Northwest Side Historic District

There are nearly 250 historic homes in this district. Homes date from the 1850's, with the majority built between 1880 and 1915. The most frequent style is Queen Anne, with a number of Italianate, American foursquare, craftsman/bungalow, and colonial revival styles as well.

Southwest Side Historic District

In this neighborhood of over 120 homes Queen Anne style is most common, along with many Italianates. Almost three-quarters of the buildings were constructed between 1880 and 1910.

East Park Historic District

This neighborhood features a number of bungalow and craftsman style homes that border the charming East Side City Park.
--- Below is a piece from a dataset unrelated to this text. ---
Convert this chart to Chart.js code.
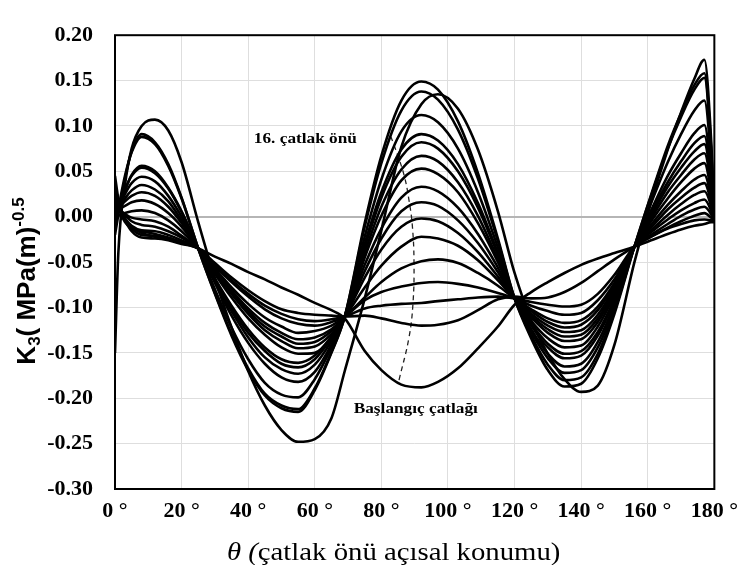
<!DOCTYPE html>
<html>
<head>
<meta charset="utf-8">
<script src="https://cdn.jsdelivr.net/npm/chart.js@4.4.1/dist/chart.umd.min.js"></script>
<style>
  html, body { margin: 0; padding: 0; background: #fff; }
  #k3-chart { display: block; }
</style>
</head>
<body>
<canvas id="k3-chart" width="747" height="565"></canvas>
<script>
/* ===== K3 ALONG THE CRACK FRONT ===== */

// angular position on the front (degrees)
const THETA = [0, 1, 3, 5, 8, 12, 16, 20, 25, 30, 35, 40, 45, 50, 55, 60, 65, 69, 75, 80, 86,
               92, 97, 103, 109, 115, 120, 125, 130, 135, 140, 145, 150, 156, 161, 166, 170, 174, 177, 179, 180];

// K3 values, initial crack first, then fronts 1..16
const initialCrack = [0.045, 0.020, -0.004, -0.012, -0.018, -0.022, -0.025, -0.029, -0.035, -0.044, -0.052, -0.061, -0.069, -0.078, -0.086, -0.095, -0.103, -0.112, -0.148, -0.169, -0.185, -0.188, -0.182, -0.167, -0.145, -0.121, -0.097, -0.083, -0.072, -0.062, -0.053, -0.046, -0.040, -0.033, -0.026, -0.019, -0.014, -0.010, -0.008, -0.006, -0.006];
const front1  = [0.030, 0.012, -0.006, -0.012, -0.016, -0.019, -0.023, -0.028, -0.035, -0.051, -0.067, -0.081, -0.093, -0.102, -0.106, -0.108, -0.109, -0.110, -0.109, -0.112, -0.117, -0.120, -0.119, -0.114, -0.103, -0.091, -0.088, -0.090, -0.089, -0.083, -0.073, -0.060, -0.047, -0.033, -0.022, -0.013, -0.008, -0.004, -0.003, -0.004, -0.005];
const front2  = [0.020, 0.012, -0.004, -0.016, -0.023, -0.024, -0.026, -0.030, -0.035, -0.053, -0.070, -0.085, -0.098, -0.107, -0.113, -0.115, -0.113, -0.110, -0.101, -0.098, -0.096, -0.095, -0.093, -0.091, -0.089, -0.088, -0.090, -0.094, -0.097, -0.099, -0.097, -0.085, -0.064, -0.033, -0.022, -0.012, -0.005, 0.001, 0.004, -0.001, -0.005];
const front3  = [0.020, 0.012, -0.002, -0.013, -0.020, -0.021, -0.024, -0.028, -0.035, -0.054, -0.072, -0.088, -0.102, -0.112, -0.118, -0.120, -0.116, -0.110, -0.092, -0.083, -0.077, -0.073, -0.072, -0.074, -0.078, -0.084, -0.090, -0.098, -0.104, -0.108, -0.106, -0.092, -0.069, -0.033, -0.020, -0.008, 0.001, 0.008, 0.011, 0.003, -0.005];
const front4  = [0.015, 0.009, -0.002, -0.010, -0.015, -0.016, -0.020, -0.026, -0.035, -0.057, -0.078, -0.096, -0.111, -0.121, -0.128, -0.126, -0.120, -0.110, -0.089, -0.072, -0.057, -0.049, -0.047, -0.051, -0.062, -0.076, -0.090, -0.102, -0.112, -0.117, -0.114, -0.099, -0.073, -0.033, -0.017, -0.003, 0.007, 0.015, 0.019, 0.007, -0.005];
const front5  = [0.015, 0.010, 0.002, -0.005, -0.009, -0.011, -0.016, -0.023, -0.035, -0.059, -0.081, -0.101, -0.117, -0.128, -0.135, -0.133, -0.124, -0.110, -0.078, -0.054, -0.033, -0.022, -0.024, -0.032, -0.048, -0.070, -0.090, -0.104, -0.116, -0.122, -0.119, -0.103, -0.075, -0.033, -0.015, 0.002, 0.014, 0.024, 0.028, 0.012, -0.005];
const front6  = [0.010, 0.008, 0.003, -0.001, -0.003, -0.005, -0.011, -0.021, -0.035, -0.060, -0.083, -0.104, -0.121, -0.132, -0.140, -0.138, -0.126, -0.110, -0.067, -0.036, -0.011, -0.002, -0.005, -0.018, -0.039, -0.066, -0.090, -0.107, -0.120, -0.127, -0.125, -0.108, -0.078, -0.033, -0.012, 0.008, 0.021, 0.032, 0.037, 0.016, -0.005];
const front7  = [0.000, 0.001, 0.004, 0.006, 0.007, 0.004, -0.004, -0.016, -0.035, -0.061, -0.085, -0.107, -0.125, -0.137, -0.145, -0.143, -0.129, -0.110, -0.060, -0.024, 0.006, 0.016, 0.012, -0.004, -0.029, -0.061, -0.090, -0.109, -0.124, -0.132, -0.130, -0.112, -0.081, -0.033, -0.009, 0.013, 0.028, 0.041, 0.046, 0.021, -0.005];
const front8  = [0.005, 0.008, 0.012, 0.016, 0.018, 0.014, 0.004, -0.011, -0.035, -0.063, -0.089, -0.112, -0.130, -0.144, -0.151, -0.150, -0.133, -0.110, -0.053, -0.013, 0.021, 0.033, 0.028, 0.010, -0.019, -0.056, -0.090, -0.111, -0.128, -0.137, -0.135, -0.116, -0.083, -0.033, -0.005, 0.020, 0.038, 0.053, 0.059, 0.027, -0.005];
const front9  = [0.005, 0.009, 0.017, 0.023, 0.027, 0.023, 0.011, -0.007, -0.035, -0.068, -0.098, -0.124, -0.144, -0.157, -0.161, -0.153, -0.132, -0.110, -0.045, 0.001, 0.040, 0.053, 0.047, 0.027, -0.007, -0.050, -0.090, -0.115, -0.134, -0.144, -0.142, -0.121, -0.086, -0.033, -0.002, 0.027, 0.046, 0.063, 0.070, 0.033, -0.005];
const front10 = [0.000, 0.007, 0.020, 0.029, 0.035, 0.030, 0.017, -0.004, -0.035, -0.069, -0.101, -0.128, -0.148, -0.162, -0.166, -0.157, -0.134, -0.110, -0.040, 0.011, 0.052, 0.067, 0.061, 0.038, 0.001, -0.047, -0.090, -0.118, -0.140, -0.151, -0.148, -0.127, -0.090, -0.033, 0.001, 0.033, 0.054, 0.072, 0.080, 0.038, -0.005];
const front11 = [0.000, 0.009, 0.025, 0.037, 0.044, 0.039, 0.023, 0.000, -0.035, -0.071, -0.104, -0.133, -0.155, -0.168, -0.173, -0.163, -0.137, -0.110, -0.034, 0.021, 0.066, 0.082, 0.075, 0.050, 0.010, -0.042, -0.090, -0.120, -0.144, -0.156, -0.153, -0.131, -0.092, -0.033, 0.004, 0.038, 0.061, 0.081, 0.089, 0.042, -0.005];
const front12 = [0.000, 0.011, 0.030, 0.045, 0.054, 0.048, 0.031, 0.005, -0.035, -0.073, -0.109, -0.139, -0.162, -0.177, -0.182, -0.171, -0.141, -0.110, -0.030, 0.027, 0.074, 0.091, 0.084, 0.058, 0.015, -0.040, -0.090, -0.124, -0.151, -0.165, -0.162, -0.138, -0.096, -0.033, 0.007, 0.045, 0.070, 0.092, 0.101, 0.048, -0.005];
const front13 = [-0.005, 0.007, 0.029, 0.046, 0.056, 0.050, 0.032, 0.006, -0.035, -0.080, -0.122, -0.157, -0.183, -0.196, -0.199, -0.179, -0.144, -0.110, -0.022, 0.041, 0.094, 0.112, 0.104, 0.075, 0.027, -0.034, -0.090, -0.127, -0.156, -0.172, -0.169, -0.144, -0.100, -0.033, 0.015, 0.060, 0.091, 0.117, 0.128, 0.062, -0.005];
const front14 = [-0.010, 0.009, 0.045, 0.071, 0.088, 0.080, 0.056, 0.020, -0.035, -0.084, -0.129, -0.167, -0.195, -0.208, -0.212, -0.189, -0.149, -0.110, -0.011, 0.059, 0.117, 0.138, 0.129, 0.096, 0.042, -0.027, -0.090, -0.131, -0.163, -0.180, -0.177, -0.151, -0.104, -0.033, 0.023, 0.075, 0.110, 0.140, 0.153, 0.075, -0.004];
const front15 = [-0.020, 0.002, 0.042, 0.072, 0.091, 0.082, 0.058, 0.021, -0.035, -0.085, -0.131, -0.169, -0.197, -0.211, -0.215, -0.191, -0.150, -0.110, -0.007, 0.067, 0.128, 0.149, 0.140, 0.105, 0.048, -0.024, -0.090, -0.134, -0.169, -0.187, -0.184, -0.156, -0.107, -0.033, 0.024, 0.078, 0.114, 0.145, 0.158, 0.078, -0.003];
const front16 = [-0.150, -0.040, 0.035, 0.075, 0.100, 0.107, 0.095, 0.060, -0.006, -0.068, -0.122, -0.170, -0.208, -0.235, -0.248, -0.245, -0.222, -0.170, -0.090, -0.015, 0.077, 0.124, 0.135, 0.119, 0.074, 0.006, -0.062, -0.114, -0.151, -0.179, -0.193, -0.186, -0.141, -0.050, 0.016, 0.074, 0.115, 0.152, 0.173, 0.087, 0.000];

const FRONTS = [initialCrack, front1, front2, front3, front4, front5, front6, front7, front8,
                front9, front10, front11, front12, front13, front14, front15, front16];

// dashed guide from the initial crack trough up to the 16th front
const GUIDE_THETA = [85.3, 88.3, 89.5, 89.8, 89.3, 88.3, 86.8, 83.8, 82.3];
const GUIDE_K3    = [-0.180, -0.133, -0.095, -0.050, -0.010, 0.018, 0.046, 0.079, 0.093];

// in-plot labels: [text, theta, K3]
const LABEL_LAST    = ['16. çatlak önü', 41.7, 0.087];
const LABEL_INITIAL = ['Başlangıç çatlağı', 71.7, -0.211];

const SERIF = "'Liberation Serif', 'Times New Roman', serif";
const SANS  = "'Liberation Sans', Arial, sans-serif";
const STRETCH = 1.15;

const isZero = v => Math.abs(v) < 1e-9;

// text drawn a little wider than the font, like the rest of the sheet
function stretchedText(ctx, parts, x, y, align) {
  ctx.save();
  let total = 0;
  parts.forEach(p => { ctx.font = p.font; total += ctx.measureText(p.text).width; });
  let start = align === 'center' ? -total / 2 : 0;
  ctx.translate(x, y);
  ctx.scale(STRETCH, 1);
  ctx.fillStyle = '#000';
  ctx.textBaseline = 'alphabetic';
  ctx.textAlign = 'left';
  parts.forEach(p => {
    ctx.font = p.font;
    ctx.fillText(p.text, start, p.dy || 0);
    start += ctx.measureText(p.text).width;
  });
  ctx.restore();
}

const decorPlugin = {
  id: 'decor',
  afterDatasetsDraw(chart) {
    const { ctx, chartArea: a } = chart;
    ctx.save();
    ctx.strokeStyle = '#000';
    ctx.lineWidth = 2;
    ctx.strokeRect(a.left, a.top, a.right - a.left, a.bottom - a.top);
    ctx.restore();
  },
  afterDraw(chart) {
    const { ctx, scales: { x, y } } = chart;

    // labels inside the plot
    [LABEL_LAST, LABEL_INITIAL].forEach(([text, t, k]) => {
      stretchedText(ctx, [{ text, font: 'bold 15px ' + SERIF }],
        x.getPixelForValue(t), y.getPixelForValue(k) + 5, 'left');
    });

    // x axis title
    stretchedText(ctx, [
      { text: 'θ (', font: 'italic 25px ' + SERIF },
      { text: 'çatlak önü açısal konumu)', font: '25px ' + SERIF },
    ], (x.left + x.right) / 2 - 21, 560, 'center');

    // y axis title, rotated, with subscript and superscript
    const parts = [
      { text: 'K', font: 'bold 26px ' + SANS, dy: 0 },
      { text: '3', font: 'bold 17px ' + SANS, dy: 5 },
      { text: '( MPa(m)', font: 'bold 26px ' + SANS, dy: 0 },
      { text: '-0.5', font: 'bold 17px ' + SANS, dy: -11 },
    ];
    ctx.save();
    let total = 0;
    parts.forEach(p => { ctx.font = p.font; total += ctx.measureText(p.text).width; });
    ctx.translate(35, 281);
    ctx.rotate(-Math.PI / 2);
    ctx.fillStyle = '#000';
    ctx.textBaseline = 'alphabetic';
    let pos = -total / 2;
    parts.forEach(p => {
      ctx.font = p.font;
      ctx.fillText(p.text, pos, p.dy);
      pos += ctx.measureText(p.text).width;
    });
    ctx.restore();
  },
};

const datasets = FRONTS.map((vals, i) => ({
  label: i === 0 ? 'Başlangıç çatlağı' : i + '. çatlak önü',
  data: THETA.map((t, j) => ({ x: t, y: vals[j] })),
  borderColor: '#000',
  borderWidth: 2.6,
  pointRadius: 0,
  fill: false,
  cubicInterpolationMode: 'monotone',
}));

datasets.push({
  label: 'guide',
  data: GUIDE_THETA.map((t, j) => ({ x: t, y: GUIDE_K3[j] })),
  borderColor: '#222',
  borderWidth: 1.3,
  borderDash: [5, 4],
  pointRadius: 0,
  fill: false,
  tension: 0.4,
});

const tickFont = { family: SERIF, size: 22, weight: 'bold' };

new Chart(document.getElementById('k3-chart'), {
  type: 'line',
  data: { datasets },
  plugins: [decorPlugin],
  options: {
    responsive: false,
    animation: false,
    devicePixelRatio: 1,
    layout: { padding: { top: 13, right: 27, left: 0, bottom: 0 } },
    plugins: { legend: { display: false }, tooltip: { enabled: false } },
    scales: {
      x: {
        type: 'linear',
        min: 0,
        max: 180,
        ticks: {
          stepSize: 20,
          autoSkip: false,
          maxRotation: 0,
          padding: 9,
          color: '#000',
          font: tickFont,
          callback: v => v + ' °',
        },
        grid: { color: '#dedede', lineWidth: 1, drawTicks: false },
        border: { display: false },
        afterFit: s => { s.height = 76; },
      },
      y: {
        min: -0.30,
        max: 0.20,
        ticks: {
          stepSize: 0.05,
          padding: 22,
          color: '#000',
          font: tickFont,
          callback: v => isZero(v) ? '0.00' : v.toFixed(2),
        },
        grid: {
          color: c => isZero(c.tick.value) ? '#b5b5b5' : '#dedede',
          lineWidth: c => isZero(c.tick.value) ? 2 : 1,
          drawTicks: false,
        },
        border: { display: false },
        afterFit: s => { s.width = 115; },
      },
    },
  },
});
</script>
</body>
</html>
Main Street Historic District

This commercial historic district stretches from the Romanesque Revival City Hall on the east to the Yahara River on the west. Buildings are mostly Italianate, Queen Anne, and Neo-Classical styles constructed from the mid-nineteenth to the early twentieth century.

East Side Historic District

Most of the 80 plus homes in this district were built in the short period between 1890 and 1915, and the majority are of that era's popular Queen Anne style.

Depot Hill Historic District

The Depot Hill Historic District consists of an historically notable collection of fourteen mostly intact nineteenth and twentieth century commercial buildings that range in size from two large a stylistic utilitarian form tobacco warehouses to a small Craftsman style gasoline filling station. This district comprises the eastern end of the city of Stoughton's historic commercial core, most of whose buildings are arrayed along both side of the east-west running thoroughfare know as Main Street. The district's resources also line both sides of a two-block-long stretch of East Main Street, which is crossed near the district eastern end by the still active north-south-running tracks of the Chicago, Milwaukee, St. Paul, and Pacific Railroad. The twelve contributing district resources were built between 1885 and 1939 and this, not surprisingly, display a variety of architectural styles and vernacular forms. These styles range from Italianate to Art Modern to Commercial Vernacular. Regardless of their type, style, or form, though, all but one of these buildings exhibit masonry wall cladding.